PROBLEM TO SOLVE => Look at the data below and print exactly the lines from its first line through the line with "vals_2_5_20 = [1, 1, 1]"; the pictures stay out of the copy.

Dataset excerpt
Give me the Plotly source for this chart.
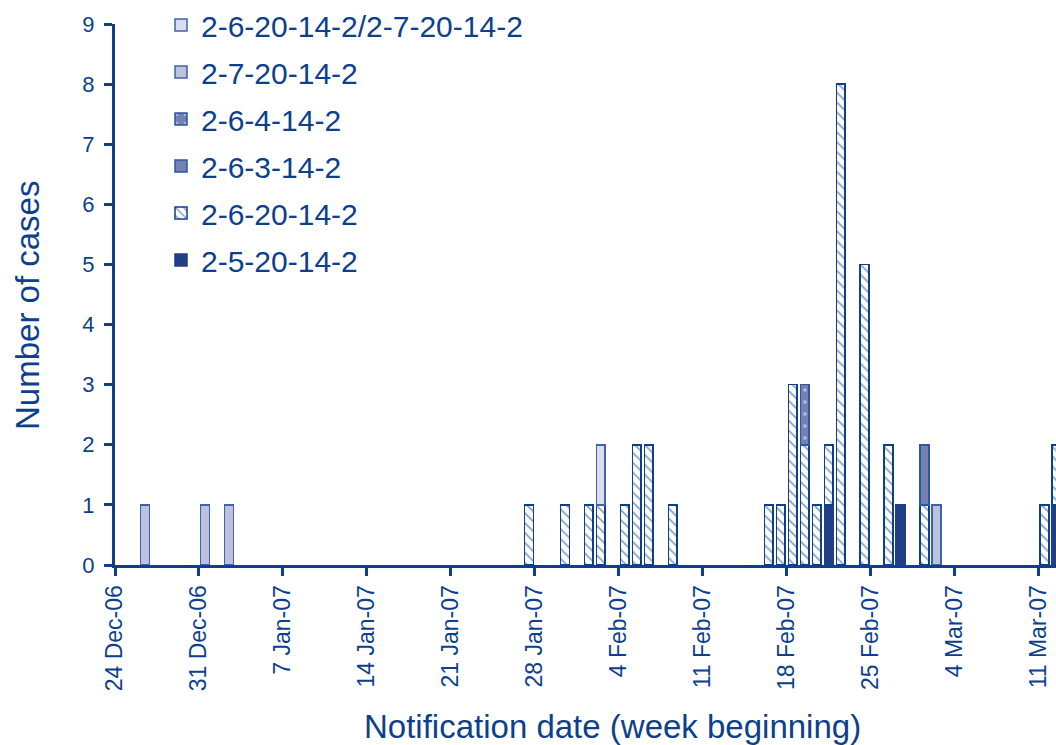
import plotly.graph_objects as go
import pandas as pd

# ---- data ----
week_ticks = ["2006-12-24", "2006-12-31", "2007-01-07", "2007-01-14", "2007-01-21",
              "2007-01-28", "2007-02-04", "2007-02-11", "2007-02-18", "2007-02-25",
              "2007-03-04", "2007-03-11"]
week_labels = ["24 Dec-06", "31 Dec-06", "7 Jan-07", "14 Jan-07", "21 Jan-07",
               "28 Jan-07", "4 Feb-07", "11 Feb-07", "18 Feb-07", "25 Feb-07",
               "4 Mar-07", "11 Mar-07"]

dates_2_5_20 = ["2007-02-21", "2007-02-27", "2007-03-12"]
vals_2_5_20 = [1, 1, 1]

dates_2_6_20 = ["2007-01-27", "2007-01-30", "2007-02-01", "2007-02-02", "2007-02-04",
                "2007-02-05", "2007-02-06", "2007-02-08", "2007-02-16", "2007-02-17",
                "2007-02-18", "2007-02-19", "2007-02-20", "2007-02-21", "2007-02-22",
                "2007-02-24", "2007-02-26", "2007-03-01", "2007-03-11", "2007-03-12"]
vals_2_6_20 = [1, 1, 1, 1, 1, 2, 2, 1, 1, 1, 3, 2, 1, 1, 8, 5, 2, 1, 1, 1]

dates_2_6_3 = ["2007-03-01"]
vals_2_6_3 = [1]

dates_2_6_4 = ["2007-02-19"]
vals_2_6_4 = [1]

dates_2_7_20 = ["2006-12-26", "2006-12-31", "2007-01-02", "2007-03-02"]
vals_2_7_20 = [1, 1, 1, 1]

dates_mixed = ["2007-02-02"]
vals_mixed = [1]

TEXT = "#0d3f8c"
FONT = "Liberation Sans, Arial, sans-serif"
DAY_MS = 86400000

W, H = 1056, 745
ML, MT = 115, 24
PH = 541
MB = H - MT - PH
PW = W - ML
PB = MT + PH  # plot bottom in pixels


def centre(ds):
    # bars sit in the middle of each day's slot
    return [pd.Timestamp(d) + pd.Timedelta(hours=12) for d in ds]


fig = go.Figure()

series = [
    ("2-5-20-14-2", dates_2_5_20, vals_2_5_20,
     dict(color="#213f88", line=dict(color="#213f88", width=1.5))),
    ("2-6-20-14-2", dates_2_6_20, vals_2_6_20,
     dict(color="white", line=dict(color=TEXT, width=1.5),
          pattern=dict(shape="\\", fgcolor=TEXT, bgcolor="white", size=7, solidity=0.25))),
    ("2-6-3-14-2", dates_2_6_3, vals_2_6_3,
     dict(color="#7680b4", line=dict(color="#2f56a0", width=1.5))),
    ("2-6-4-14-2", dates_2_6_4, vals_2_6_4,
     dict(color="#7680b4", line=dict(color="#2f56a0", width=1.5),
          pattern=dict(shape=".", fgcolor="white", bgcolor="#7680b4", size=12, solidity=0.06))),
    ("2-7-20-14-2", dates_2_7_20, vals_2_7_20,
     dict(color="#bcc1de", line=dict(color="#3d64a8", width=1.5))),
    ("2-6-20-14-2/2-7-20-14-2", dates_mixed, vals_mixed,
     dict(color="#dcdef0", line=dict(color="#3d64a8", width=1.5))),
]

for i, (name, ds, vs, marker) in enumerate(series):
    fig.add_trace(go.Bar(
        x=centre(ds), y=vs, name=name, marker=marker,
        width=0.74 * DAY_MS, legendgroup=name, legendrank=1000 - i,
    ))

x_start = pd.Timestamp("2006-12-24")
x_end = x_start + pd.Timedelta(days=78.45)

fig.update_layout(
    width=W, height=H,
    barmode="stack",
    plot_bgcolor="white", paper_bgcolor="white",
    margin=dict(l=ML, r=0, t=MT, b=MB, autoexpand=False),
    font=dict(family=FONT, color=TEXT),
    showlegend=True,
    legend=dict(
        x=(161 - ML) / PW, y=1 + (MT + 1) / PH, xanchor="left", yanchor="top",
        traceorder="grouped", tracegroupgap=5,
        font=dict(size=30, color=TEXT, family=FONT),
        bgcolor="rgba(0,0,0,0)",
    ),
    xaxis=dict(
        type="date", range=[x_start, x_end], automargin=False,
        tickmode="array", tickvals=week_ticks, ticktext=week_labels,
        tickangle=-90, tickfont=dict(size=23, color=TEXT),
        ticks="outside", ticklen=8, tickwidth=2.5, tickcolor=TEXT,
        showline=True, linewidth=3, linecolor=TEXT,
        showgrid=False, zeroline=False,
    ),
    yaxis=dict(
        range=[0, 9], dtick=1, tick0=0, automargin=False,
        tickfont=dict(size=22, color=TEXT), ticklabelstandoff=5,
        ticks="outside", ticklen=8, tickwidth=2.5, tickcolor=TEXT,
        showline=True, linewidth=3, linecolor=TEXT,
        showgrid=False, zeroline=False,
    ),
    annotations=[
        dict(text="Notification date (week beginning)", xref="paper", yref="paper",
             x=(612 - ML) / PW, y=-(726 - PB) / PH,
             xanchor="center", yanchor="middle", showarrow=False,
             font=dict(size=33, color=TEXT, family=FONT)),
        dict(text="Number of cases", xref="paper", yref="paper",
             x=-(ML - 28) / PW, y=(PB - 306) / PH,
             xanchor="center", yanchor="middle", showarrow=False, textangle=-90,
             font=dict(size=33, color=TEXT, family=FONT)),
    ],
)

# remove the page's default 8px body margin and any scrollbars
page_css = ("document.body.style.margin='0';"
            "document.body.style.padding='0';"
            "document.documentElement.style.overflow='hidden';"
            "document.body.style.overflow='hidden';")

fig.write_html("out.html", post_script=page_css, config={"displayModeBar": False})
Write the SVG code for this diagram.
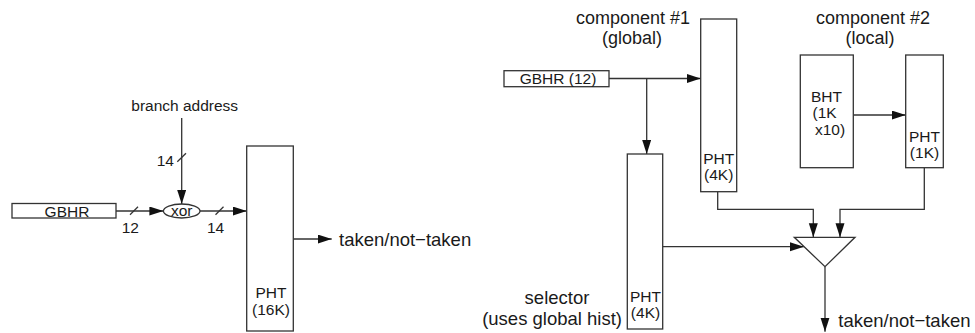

RESPONSE TO THIS EXERCISE =>
Give me the Plotly source for this chart.
import plotly.graph_objects as go
import pandas as pd

# ---- data ----
week_ticks = ["2006-12-24", "2006-12-31", "2007-01-07", "2007-01-14", "2007-01-21",
              "2007-01-28", "2007-02-04", "2007-02-11", "2007-02-18", "2007-02-25",
              "2007-03-04", "2007-03-11"]
week_labels = ["24 Dec-06", "31 Dec-06", "7 Jan-07", "14 Jan-07", "21 Jan-07",
               "28 Jan-07", "4 Feb-07", "11 Feb-07", "18 Feb-07", "25 Feb-07",
               "4 Mar-07", "11 Mar-07"]

dates_2_5_20 = ["2007-02-21", "2007-02-27", "2007-03-12"]
vals_2_5_20 = [1, 1, 1]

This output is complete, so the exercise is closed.